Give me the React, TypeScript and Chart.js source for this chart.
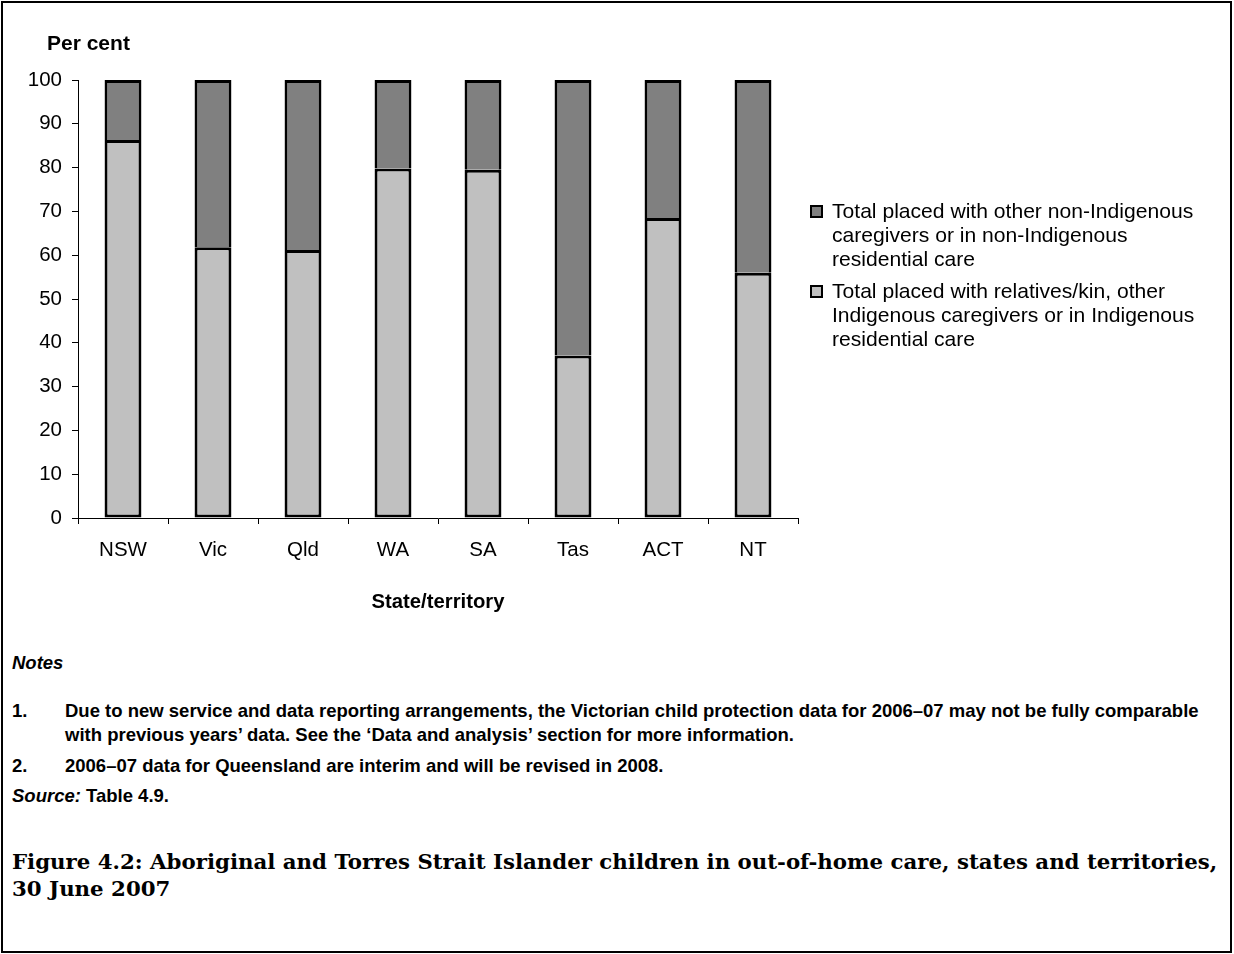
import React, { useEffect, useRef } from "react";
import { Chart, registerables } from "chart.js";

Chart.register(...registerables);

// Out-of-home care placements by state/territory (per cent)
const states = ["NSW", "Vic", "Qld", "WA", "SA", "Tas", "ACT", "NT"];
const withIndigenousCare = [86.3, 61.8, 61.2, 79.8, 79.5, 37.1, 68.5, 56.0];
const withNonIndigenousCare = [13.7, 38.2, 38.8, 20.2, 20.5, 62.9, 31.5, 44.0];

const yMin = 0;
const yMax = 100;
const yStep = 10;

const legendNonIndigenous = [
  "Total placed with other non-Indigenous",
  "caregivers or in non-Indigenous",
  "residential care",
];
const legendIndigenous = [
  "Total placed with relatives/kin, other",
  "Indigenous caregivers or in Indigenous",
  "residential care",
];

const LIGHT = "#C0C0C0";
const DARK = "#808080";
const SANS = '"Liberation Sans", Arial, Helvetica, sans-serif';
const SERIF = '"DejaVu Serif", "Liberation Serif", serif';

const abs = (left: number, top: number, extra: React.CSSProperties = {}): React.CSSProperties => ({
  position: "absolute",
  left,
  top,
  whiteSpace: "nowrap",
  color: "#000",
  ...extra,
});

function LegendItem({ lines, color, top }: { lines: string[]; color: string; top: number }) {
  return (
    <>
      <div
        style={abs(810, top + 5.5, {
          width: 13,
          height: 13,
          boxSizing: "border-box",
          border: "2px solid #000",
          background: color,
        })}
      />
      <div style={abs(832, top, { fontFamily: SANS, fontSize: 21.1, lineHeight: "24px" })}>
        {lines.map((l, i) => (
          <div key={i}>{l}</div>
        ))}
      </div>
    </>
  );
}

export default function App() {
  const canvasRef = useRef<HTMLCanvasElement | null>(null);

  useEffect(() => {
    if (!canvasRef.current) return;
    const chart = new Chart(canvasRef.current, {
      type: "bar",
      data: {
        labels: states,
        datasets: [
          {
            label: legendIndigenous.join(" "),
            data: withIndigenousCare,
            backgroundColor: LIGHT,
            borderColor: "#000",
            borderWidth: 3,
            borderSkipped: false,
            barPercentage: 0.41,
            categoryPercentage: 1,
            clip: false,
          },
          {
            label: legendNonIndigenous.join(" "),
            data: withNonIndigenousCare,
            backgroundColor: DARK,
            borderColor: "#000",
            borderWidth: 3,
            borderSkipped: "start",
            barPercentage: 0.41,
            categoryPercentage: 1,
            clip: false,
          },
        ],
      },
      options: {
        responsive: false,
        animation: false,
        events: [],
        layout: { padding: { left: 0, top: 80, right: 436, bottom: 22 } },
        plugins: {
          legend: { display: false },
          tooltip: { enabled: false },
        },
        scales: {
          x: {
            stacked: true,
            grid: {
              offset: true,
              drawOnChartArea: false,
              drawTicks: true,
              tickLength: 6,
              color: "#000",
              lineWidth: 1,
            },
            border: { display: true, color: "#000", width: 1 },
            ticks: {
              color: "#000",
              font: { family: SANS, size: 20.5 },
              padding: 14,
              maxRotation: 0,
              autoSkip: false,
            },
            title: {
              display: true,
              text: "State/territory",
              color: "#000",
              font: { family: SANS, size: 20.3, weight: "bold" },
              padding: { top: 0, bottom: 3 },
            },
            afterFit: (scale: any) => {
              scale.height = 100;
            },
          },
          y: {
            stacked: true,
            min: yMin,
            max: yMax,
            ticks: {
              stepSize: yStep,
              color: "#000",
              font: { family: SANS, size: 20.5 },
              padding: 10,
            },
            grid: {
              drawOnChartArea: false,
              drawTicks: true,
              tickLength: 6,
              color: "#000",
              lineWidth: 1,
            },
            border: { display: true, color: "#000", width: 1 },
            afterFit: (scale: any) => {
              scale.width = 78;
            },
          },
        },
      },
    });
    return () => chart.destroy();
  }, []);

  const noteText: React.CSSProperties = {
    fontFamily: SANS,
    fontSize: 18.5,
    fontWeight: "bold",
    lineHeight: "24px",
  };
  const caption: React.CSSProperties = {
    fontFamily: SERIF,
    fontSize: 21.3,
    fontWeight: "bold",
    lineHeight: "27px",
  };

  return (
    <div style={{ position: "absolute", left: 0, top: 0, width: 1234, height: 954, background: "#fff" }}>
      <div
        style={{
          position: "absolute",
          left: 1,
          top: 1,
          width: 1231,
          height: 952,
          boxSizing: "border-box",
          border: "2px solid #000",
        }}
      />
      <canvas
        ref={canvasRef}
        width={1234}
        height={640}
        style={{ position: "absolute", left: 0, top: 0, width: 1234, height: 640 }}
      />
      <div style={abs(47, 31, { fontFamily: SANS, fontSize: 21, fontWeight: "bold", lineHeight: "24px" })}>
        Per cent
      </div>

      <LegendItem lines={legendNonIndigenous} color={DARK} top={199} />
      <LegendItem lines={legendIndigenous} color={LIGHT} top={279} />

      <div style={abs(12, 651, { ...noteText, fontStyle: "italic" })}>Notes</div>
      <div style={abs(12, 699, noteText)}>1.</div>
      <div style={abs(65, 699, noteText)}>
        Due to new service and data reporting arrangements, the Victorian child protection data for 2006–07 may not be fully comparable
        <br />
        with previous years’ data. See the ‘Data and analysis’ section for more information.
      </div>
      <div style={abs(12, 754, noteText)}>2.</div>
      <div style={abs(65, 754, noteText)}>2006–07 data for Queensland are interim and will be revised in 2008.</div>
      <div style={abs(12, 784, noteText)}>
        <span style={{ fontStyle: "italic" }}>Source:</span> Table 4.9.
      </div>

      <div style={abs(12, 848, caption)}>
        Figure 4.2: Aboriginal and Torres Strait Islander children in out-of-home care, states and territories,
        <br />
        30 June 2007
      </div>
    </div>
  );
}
...
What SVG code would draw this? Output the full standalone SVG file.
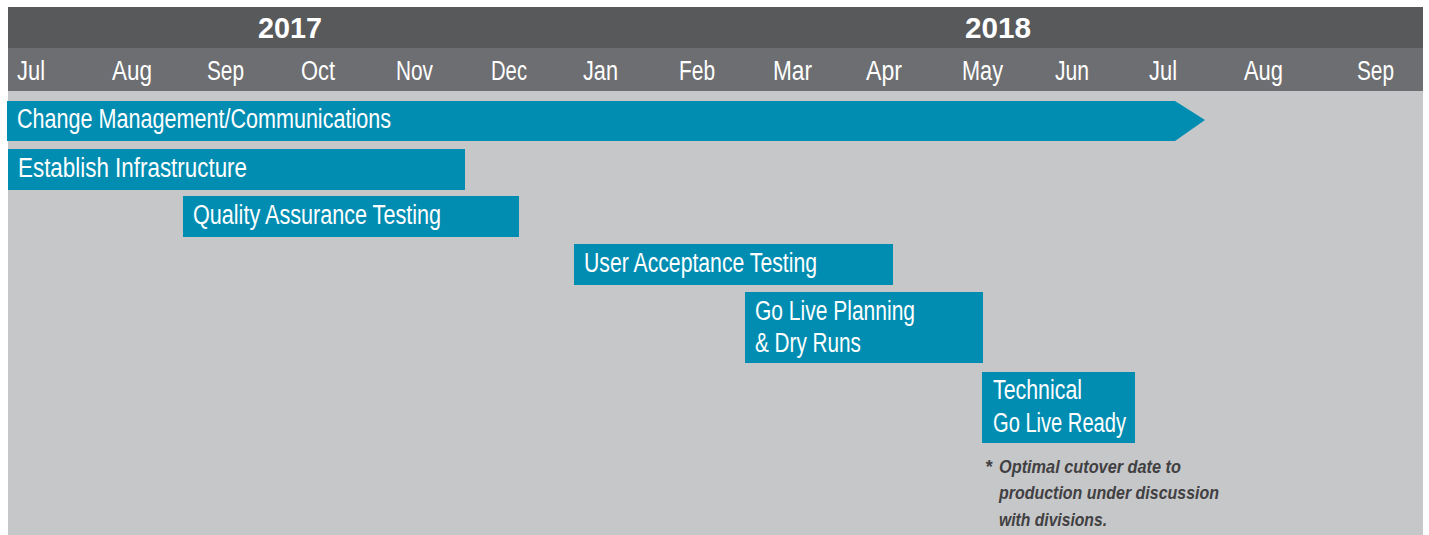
---
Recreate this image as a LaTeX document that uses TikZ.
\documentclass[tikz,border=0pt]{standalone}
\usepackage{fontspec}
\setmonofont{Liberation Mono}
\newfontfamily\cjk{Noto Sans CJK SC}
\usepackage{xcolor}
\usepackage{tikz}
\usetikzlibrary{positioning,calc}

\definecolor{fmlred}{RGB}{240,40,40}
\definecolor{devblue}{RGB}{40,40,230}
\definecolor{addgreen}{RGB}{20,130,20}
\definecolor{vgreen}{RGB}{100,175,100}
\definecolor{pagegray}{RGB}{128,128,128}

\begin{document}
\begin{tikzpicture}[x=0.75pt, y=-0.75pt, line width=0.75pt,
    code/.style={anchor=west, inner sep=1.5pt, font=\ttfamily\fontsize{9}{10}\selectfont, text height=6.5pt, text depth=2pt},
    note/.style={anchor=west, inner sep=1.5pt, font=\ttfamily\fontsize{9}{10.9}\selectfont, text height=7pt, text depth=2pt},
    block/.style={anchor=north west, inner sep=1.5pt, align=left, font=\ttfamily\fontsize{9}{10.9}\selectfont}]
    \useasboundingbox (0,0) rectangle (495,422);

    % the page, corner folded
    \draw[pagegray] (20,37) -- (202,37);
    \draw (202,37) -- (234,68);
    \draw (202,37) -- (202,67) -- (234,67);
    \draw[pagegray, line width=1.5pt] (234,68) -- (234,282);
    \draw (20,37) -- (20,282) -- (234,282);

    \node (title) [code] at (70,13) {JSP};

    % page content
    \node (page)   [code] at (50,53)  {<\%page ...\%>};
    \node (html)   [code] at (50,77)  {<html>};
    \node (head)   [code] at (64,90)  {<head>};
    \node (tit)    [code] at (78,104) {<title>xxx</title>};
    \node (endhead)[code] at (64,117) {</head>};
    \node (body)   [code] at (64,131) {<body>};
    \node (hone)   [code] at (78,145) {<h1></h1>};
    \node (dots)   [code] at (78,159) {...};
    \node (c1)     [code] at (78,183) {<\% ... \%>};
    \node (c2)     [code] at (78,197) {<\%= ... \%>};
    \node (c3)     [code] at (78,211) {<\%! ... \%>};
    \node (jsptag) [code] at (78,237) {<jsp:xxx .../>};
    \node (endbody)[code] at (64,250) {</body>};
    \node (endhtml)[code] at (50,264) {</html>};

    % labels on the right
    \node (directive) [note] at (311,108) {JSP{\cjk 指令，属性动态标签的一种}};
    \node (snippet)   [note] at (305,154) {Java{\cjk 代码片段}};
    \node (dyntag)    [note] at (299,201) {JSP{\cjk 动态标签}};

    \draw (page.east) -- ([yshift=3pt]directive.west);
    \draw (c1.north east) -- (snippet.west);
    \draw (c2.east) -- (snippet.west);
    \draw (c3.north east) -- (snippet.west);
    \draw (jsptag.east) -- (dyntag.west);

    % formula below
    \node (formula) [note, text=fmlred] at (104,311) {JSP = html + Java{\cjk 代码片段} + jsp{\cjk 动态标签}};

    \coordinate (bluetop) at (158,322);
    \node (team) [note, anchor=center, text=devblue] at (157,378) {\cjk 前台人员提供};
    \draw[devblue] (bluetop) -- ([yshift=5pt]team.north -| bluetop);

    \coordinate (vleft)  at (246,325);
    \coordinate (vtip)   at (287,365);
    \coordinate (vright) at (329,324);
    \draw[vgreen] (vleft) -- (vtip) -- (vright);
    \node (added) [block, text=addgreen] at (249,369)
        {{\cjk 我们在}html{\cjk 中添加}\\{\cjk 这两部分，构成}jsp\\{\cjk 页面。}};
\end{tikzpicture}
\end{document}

Written problem ▸
In the listing above, locate the line containing "Recreate this image" and the line containing "(title) [code] at". Transcribe those two lines and everything between them, exactly as written.

Right answer ▸
Recreate this image as a LaTeX document that uses TikZ.
\documentclass[tikz,border=0pt]{standalone}
\usepackage{fontspec}
\setmonofont{Liberation Mono}
\newfontfamily\cjk{Noto Sans CJK SC}
\usepackage{xcolor}
\usepackage{tikz}
\usetikzlibrary{positioning,calc}

\definecolor{fmlred}{RGB}{240,40,40}
\definecolor{devblue}{RGB}{40,40,230}
\definecolor{addgreen}{RGB}{20,130,20}
\definecolor{vgreen}{RGB}{100,175,100}
\definecolor{pagegray}{RGB}{128,128,128}

\begin{document}
\begin{tikzpicture}[x=0.75pt, y=-0.75pt, line width=0.75pt,
    code/.style={anchor=west, inner sep=1.5pt, font=\ttfamily\fontsize{9}{10}\selectfont, text height=6.5pt, text depth=2pt},
    note/.style={anchor=west, inner sep=1.5pt, font=\ttfamily\fontsize{9}{10.9}\selectfont, text height=7pt, text depth=2pt},
    block/.style={anchor=north west, inner sep=1.5pt, align=left, font=\ttfamily\fontsize{9}{10.9}\selectfont}]
    \useasboundingbox (0,0) rectangle (495,422);

    % the page, corner folded
    \draw[pagegray] (20,37) -- (202,37);
    \draw (202,37) -- (234,68);
    \draw (202,37) -- (202,67) -- (234,67);
    \draw[pagegray, line width=1.5pt] (234,68) -- (234,282);
    \draw (20,37) -- (20,282) -- (234,282);

    \node (title) [code] at (70,13) {JSP};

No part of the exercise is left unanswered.